POUR VOUS QUI SUIS-JE ?
(Mt 16,13-20)
Ce texte de l’évangile est habituellement interprété
comme fondement biblique ou la preuve (divine)du pouvoir du Pape dans l’Église.
« Voyez- nous disent les apologistes et les défenseurs de la primauté papale –
ici Jésus lui-même choisi l’apôtre Simon pour en faire la pierre qui assurera
stabilité et durabilité éternelle à la future église construite sur ce roc. Voyez,
Jésus ici donne à Pierre seules les clefs de son royaume, c'est-à-dire le
pouvoir et l’autorité d’ouvrir et de fermer les portes de son église;
d’emprisonner ou de libérer; de lier et de délier ; d’obliger et de permettre;
de condamner et d’absoudre. Voyez, c’est Jésus lui-même qui a voulu et établi
le pouvoir absolu du pape sur les chrétiens catholiques, sur leurs consciences et
sur leur sort éternel. Il est donc clair que la papauté est une institution d’origine
divine. Donc, ne sont pas de bons des catholiques et vont contre la volonté de
Jésus tous ceux et celles qui osent critiquer le pape ou mettre en doute ou désobéir
à ses directives. D’autant plus que le pape, qui jouit d’une assistance spéciale
de l’Esprit Saint, a été proclamé infaillible en matière de foi et de morale.

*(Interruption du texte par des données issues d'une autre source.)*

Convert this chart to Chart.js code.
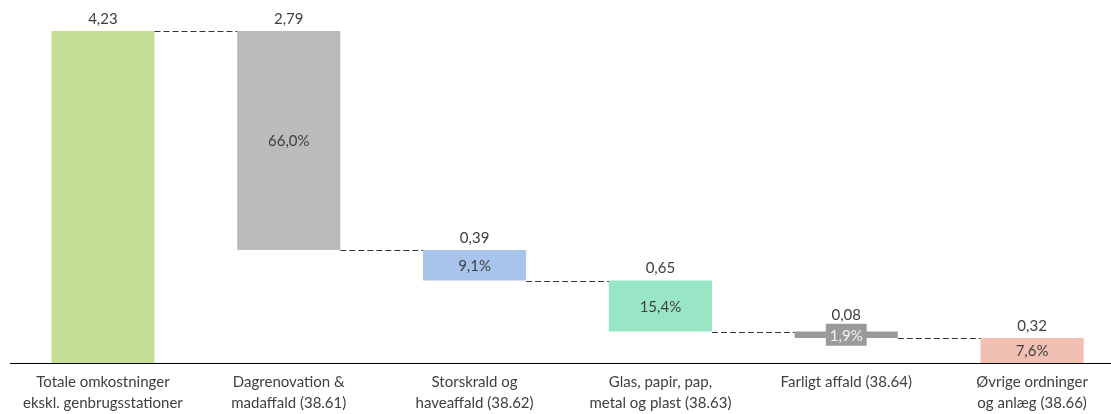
<!DOCTYPE html>
<html>
<head>
<meta charset="utf-8">
<script src="https://cdn.jsdelivr.net/npm/chart.js@4"></script>
<style>
    html, body { margin: 0; padding: 0; background: #fff; overflow: hidden; }
</style>
</head>
<body>
<canvas id="costChart" width="1125" height="414"></canvas>
<script>
const categories = [
    ['Totale omkostninger', 'ekskl. genbrugsstationer'],
    ['Dagrenovation &', 'madaffald (38.61)'],
    ['Storskrald og', 'haveaffald (38.62)'],
    ['Glas, papir, pap,', 'metal og plast (38.63)'],
    'Farligt affald (38.64)',
    ['Øvrige ordninger', 'og anlæg (38.66)'],
]
const amounts = [4.23, 2.79, 0.39, 0.65, 0.08, 0.32]
const shares = [null, 66.0, 9.1, 15.4, 1.9, 7.6]
const colors = ['#c5df97', '#babbbd', '#a9c4eb', '#99e6c6', '#9a9a9a', '#f2c0b2']

const FONT = 'Lato, "Open Sans", sans-serif'
const TEXT = '#404040'

// total bar from zero, then each part hangs from the running level
const ranges = [[0, amounts[0]]]
let level = amounts[0]
for (let i = 1; i < amounts.length; i++) {
    const low = Math.round((level - amounts[i]) * 100) / 100
    ranges.push([low, level])
    level = low
}

const fmt = (v, d) => v.toFixed(d).replace('.', ',')

const waterfallLabels = {
    id: 'waterfallLabels',
    afterDatasetsDraw(chart) {
        const ctx = chart.ctx
        const bars = chart.getDatasetMeta(0).data
        const y = chart.scales.y
        ctx.save()

        // dashed connectors between bars
        ctx.strokeStyle = '#333'
        ctx.lineWidth = 1
        ctx.setLineDash([6, 3])
        for (let i = 0; i < bars.length - 1; i++) {
            const a = bars[i], b = bars[i + 1]
            const yy = Math.round(y.getPixelForValue(ranges[i + 1][1])) + 0.5
            ctx.beginPath()
            ctx.moveTo(a.x + a.width / 2, yy)
            ctx.lineTo(b.x - b.width / 2, yy)
            ctx.stroke()
        }
        ctx.setLineDash([])

        ctx.font = '15px ' + FONT
        ctx.textAlign = 'center'
        ctx.textBaseline = 'middle'
        bars.forEach((bar, i) => {
            let top = bar.y
            if (shares[i] !== null) {
                const txt = fmt(shares[i], 1) + '%'
                const cy = (bar.y + bar.base) / 2
                if (bar.base - bar.y < 20) {
                    // thin bar: label sits on its own grey box
                    const w = ctx.measureText(txt).width + 8
                    const h = 22
                    ctx.fillStyle = '#9a9a9a'
                    ctx.fillRect(bar.x - w / 2, cy - h / 2, w, h)
                    ctx.fillStyle = '#f2f2f2'
                    ctx.fillText(txt, bar.x, cy + 1)
                    top = Math.min(top, cy - h / 2) + 3
                } else {
                    ctx.fillStyle = TEXT
                    ctx.fillText(txt, bar.x, cy + 1)
                }
            }
            ctx.fillStyle = TEXT
            ctx.fillText(fmt(amounts[i], 2), bar.x, top - 12)
        })
        ctx.restore()
    }
}

const config = {
    type: 'bar',
    data: {
        labels: categories,
        datasets: [{
            data: ranges,
            backgroundColor: colors,
            borderWidth: 0,
            categoryPercentage: 1,
            barPercentage: 0.555,
        }]
    },
    options: {
        responsive: false,
        animation: false,
        layout: { padding: { left: 10, right: 0, top: 0, bottom: 0 } },
        plugins: {
            legend: { display: false },
            tooltip: { enabled: false },
        },
        scales: {
            x: {
                grid: { display: false, drawTicks: false },
                border: { display: true, color: '#000', width: 1 },
                ticks: {
                    color: TEXT,
                    padding: 9,
                    maxRotation: 0,
                    autoSkip: false,
                    font: { family: FONT, size: 15, lineHeight: 1.4 },
                },
                afterFit(scale) { scale.height = 51 },
            },
            y: {
                display: false,
                min: 0,
                max: 4.625,
            }
        }
    },
    plugins: [waterfallLabels],
}

const myChart = new Chart(document.getElementById('costChart'), config)
</script>
</body>
</html>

Donc la contestation du pape est inadmissible dans l’église catholique.
De mon coté, ce matin, ce n’est pas de ce point de vue
que je vais approcher ce passage d’évangile. Je vais plutôt essayer de me
mettre dans la peau de Jésus et de comprendre pourquoi, un moment donné de sa
vie, il a senti le besoin de poser cette question: « Qu’est-ce que les
gens pensent de moi ? Comment suis-je perçu par ceux qui m’entourent et qui me
connaissent ? » C’est une question légitime, importante, humaine. Une question
que tous devraient se poser à un jour ou l’autre. Car cette question nous aide à
mieux nous comprendre, à mieux nous connaitre, à voir plus clair dans notre vie
et à mesurer l’impacte que notre existence exerce sur notre milieu; elle sert à
déterminer notre empreinte écologique, pour
ainsi dire. Parce que c’est de la réponse que l’on adonne à cette question que nous
pouvons savoir si nous sommes pour notre milieu un atout ou une calamité, une
ressource ou un désastre, une source de bonheur ou de malheur; si nous sommes
sur le bon chemin ou pas; si notre vie a de la valeur ou pas; si le bilan de
notre existence est dans le vert ou dans le rouge; si nous sommes en actif ou
en passif ; si notre vie est succès ou un échec, une réussite ou gâchis.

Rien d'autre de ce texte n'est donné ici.